Yishai: S. Tel Aviv shuls in danger due to migrants

Interior Minister pens letter to TA mayor calling on him to safeguard synagogues from wave of neglect, disrepair.

311_Simhat Torah (photo credit: Illustrative photo: Ariel Jerozolimski)
311_Simhat Torah
(photo credit: Illustrative photo: Ariel Jerozolimski)
“We do have trouble getting a minyan for evening prayers, after nightfall, 99 percent of the people out here are not Jewish,” Yitzhak Altaras – the 86-year-old gabbai of the Etz Hayim synagogue on the southwest corner of Levinsky Park in south Tel Aviv – said on Tuesday.
The synagogue was founded in 1923, and originally met in one of the wooden shacks that housed immigrants from the Caucasus and is now the site of Levinsky Park, the epicenter of Israel’s African migrant community.
Earlier in the day Interior Minister Eli Yishai (Shas) wrote a letter to Tel Aviv Mayor Ron Huldai calling on him to safeguard south Tel Aviv synagogues from what he said is a wave of neglect and disrepair brought on by the ever-growing African migrant and illegal residents population.
“I have received more and more complaints from south Tel Aviv residents about the stench, the neglect, and how synagogues are being turned into bars and pubs and sometimes even public bathrooms at the hands of the infiltrators and illegal residents population, all the while Jewish worshipers are being pushed out from the area, and finding a minyan is becoming a rare thing,” Yishai wrote in his letter.
Yishai added “I am sure that if you were to hear of such a thing in a city elsewhere in the world, people around the globe and certainly in Israel would be shocked and would take steps to fix the situation. As the mayor of Tel Aviv, the safeguarding of synagogues including those in the south of the city is under your jurisdiction. I ask that you work as needed to protect them and give them the respect they deserve.”
Altaras hadn’t heard of Yishai’s letter, but said that the decline in attendance was something that had been going on for years, even before the African migrants began arriving in waves about five years ago.

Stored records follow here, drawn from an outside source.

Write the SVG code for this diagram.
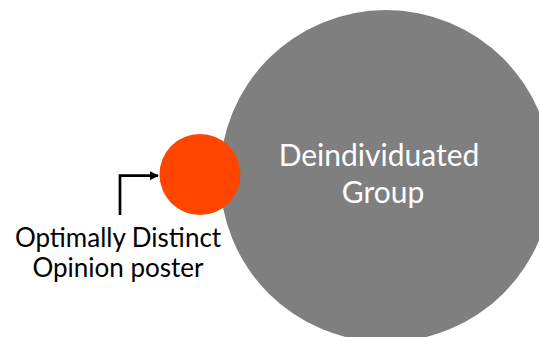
<svg xmlns="http://www.w3.org/2000/svg" width="539" height="337" viewBox="0 0 539 337">
<style>
.lbl{font-family:Lato,"Open Sans","Liberation Sans",sans-serif;text-anchor:middle}
.dark{fill:#000;font-size:26px}
.light{fill:#fff;font-size:30px}
.conn{fill:none;stroke:#000;stroke-width:2.7}
</style>
<defs>
<marker id="arr" viewBox="0 0 10 10" refX="9" refY="5" markerWidth="3.4" markerHeight="3.4" orient="auto" markerUnits="strokeWidth">
<path d="M0,0 L10,5 L0,10 z" fill="#000"/>
</marker>
</defs>
<rect width="539" height="337" fill="#fff"/>
<g id="group">
<circle cx="386" cy="176" r="166" fill="#7f7f7f"/>
<text class="lbl light" x="379" y="166">Deindividuated</text>
<text class="lbl light" x="383" y="203">Group</text>
</g>
<g id="poster">
<circle cx="200" cy="174.5" r="40.5" fill="#ff4500"/>
</g>
<g id="poster-label">
<text class="lbl dark" x="118" y="247">Optimally Distinct</text>
<text class="lbl dark" x="118" y="277">Opinion poster</text>
</g>
<g id="connectors">
<path class="conn" d="M120,215 V175.7 H158" marker-end="url(#arr)"/>
</g>
</svg>
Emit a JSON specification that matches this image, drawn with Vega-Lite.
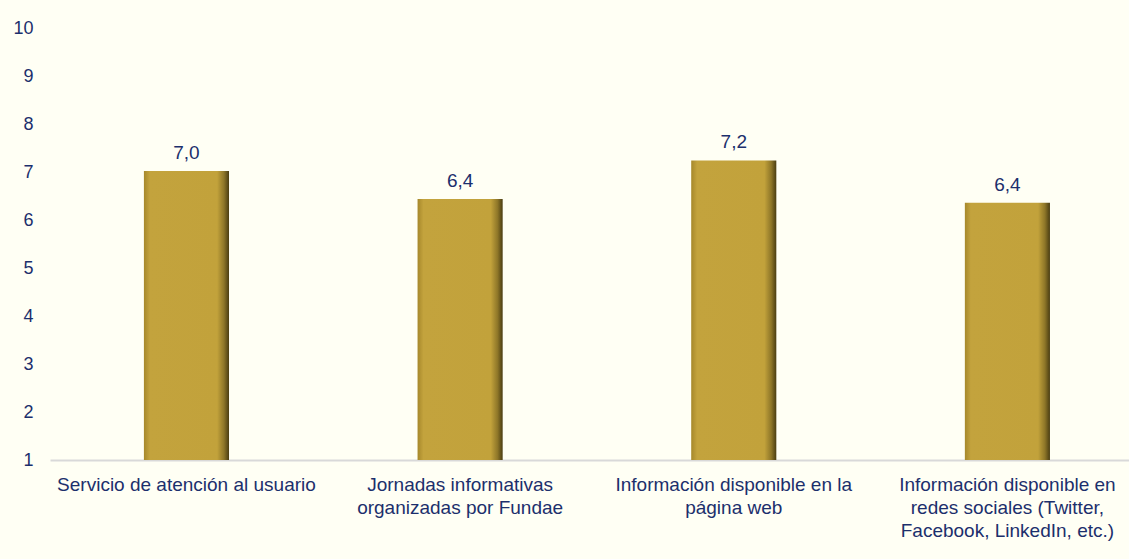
{
  "$schema": "https://vega.github.io/schema/vega-lite/v6.json",
  "width": 1079,
  "height": 432,
  "autosize": {"type": "none"},
  "padding": {"left": 50, "top": 28, "right": 0, "bottom": 99},
  "background": "#FFFFF4",
  "config": {
    "view": {"stroke": null},
    "locale": {"number": {"decimal": ",", "thousands": ".", "grouping": [3], "currency": ["", " €"]}},
    "font": "Liberation Sans"
  },
  "data": {
    "values": [
      {"categoria": "Servicio de atención al usuario", "valor": 7.02},
      {"categoria": "Jornadas informativas|organizadas por Fundae", "valor": 6.44},
      {"categoria": "Información disponible en la|página web", "valor": 7.24},
      {"categoria": "Información disponible en|redes sociales (Twitter,|Facebook, LinkedIn, etc.)", "valor": 6.36}
    ]
  },
  "encoding": {
    "x": {
      "field": "categoria",
      "type": "nominal",
      "sort": null,
      "scale": {"paddingInner": 0.689, "paddingOuter": 0.316, "align": 0.543},
      "axis": {
        "title": null,
        "labelAngle": 0,
        "labelExpr": "split(datum.value, '|')",
        "labelFont": "Liberation Sans",
        "labelFontSize": 19,
        "labelColor": "#1C2F6C",
        "labelLineHeight": 23,
        "labelPadding": 15,
        "labelLimit": 400,
        "ticks": false,
        "domainColor": "#D9D9D9",
        "domainWidth": 2,
        "grid": false
      }
    },
    "y": {
      "field": "valor",
      "type": "quantitative",
      "scale": {"domain": [1, 10], "nice": false, "zero": false},
      "axis": {
        "title": null,
        "values": [1, 2, 3, 4, 5, 6, 7, 8, 9, 10],
        "format": "d",
        "domain": false,
        "ticks": false,
        "grid": false,
        "labelPadding": 17,
        "labelFont": "Liberation Sans",
        "labelFontSize": 18,
        "labelColor": "#1C2F6C"
      }
    }
  },
  "layer": [
    {
      "mark": {
        "type": "bar",
        "color": {
          "gradient": "linear",
          "x1": 0, "x2": 1, "y1": 0, "y2": 0,
          "stops": [
            {"offset": 0, "color": "#A6882B"},
            {"offset": 0.07, "color": "#C3A33D"},
            {"offset": 0.86, "color": "#C2A23B"},
            {"offset": 0.94, "color": "#8E7628"},
            {"offset": 1, "color": "#4A3D12"}
          ]
        }
      },
      "encoding": {
        "y2": {"datum": 1}
      }
    },
    {
      "mark": {
        "type": "text",
        "baseline": "bottom",
        "dy": -8,
        "font": "Liberation Sans",
        "fontSize": 19,
        "color": "#1C2F6C"
      },
      "encoding": {
        "text": {"field": "valor", "type": "quantitative", "format": ".1f"}
      }
    }
  ]
}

“People moved out of the neighborhood, the young people don’t care or want to come, all that’s left are the older people,” Altaras said, in a refrain common throughout the Jewish Diaspora.
He added that he hadn’t heard about synagogues being turned into bars and nightclubs in the neighborhood, but that earlier in the day he had issued a police complaint against an Africanrun bar across from his apartment on Levinsky that he said kept him up all night “and I don’t even sleep with my hearing aid in, and it’s not normal music either.”
A native of Romania, married to a wife from the Caucasus, Altaras said the synagogue, whose new building was opened in 1990, can usually field one minyan a day, and pulls a crowd on holidays.
Shlomi Shalom, a middleaged worshiper who works near the central bus station and comes to pray at the end of his work day, said the focus shouldn’t be on synagogues, rather the fact that “this whole area is neglected, all of South Tel Aviv has been made into the hatzer ha’ahori [backyard] of Israel and once you have an image like that it’s very hard to change it.”
Nearly an hour after the synagogue opened its doors Tuesday for evening services there were only four elderly men gathered on the porch, as occasionally one would walk out to the sidewalk and try to find an adult Jewish male to come in and help complete the minyan.
The Tel Aviv municipality said Tuesday they had received the letter from Yishai and would pass it on to the local religious council of Tel Aviv. They added that the issue of maintenance and preservation of synagogues is not the responsibility of the municipality, but is handled and funded by the Religious Affairs Ministry.
A spokesman for the ministry countered Tuesday that it is not responsible, and that 95 percent of synagogues are privately run. The Tel Aviv local religious council did not respond to a press inquiry.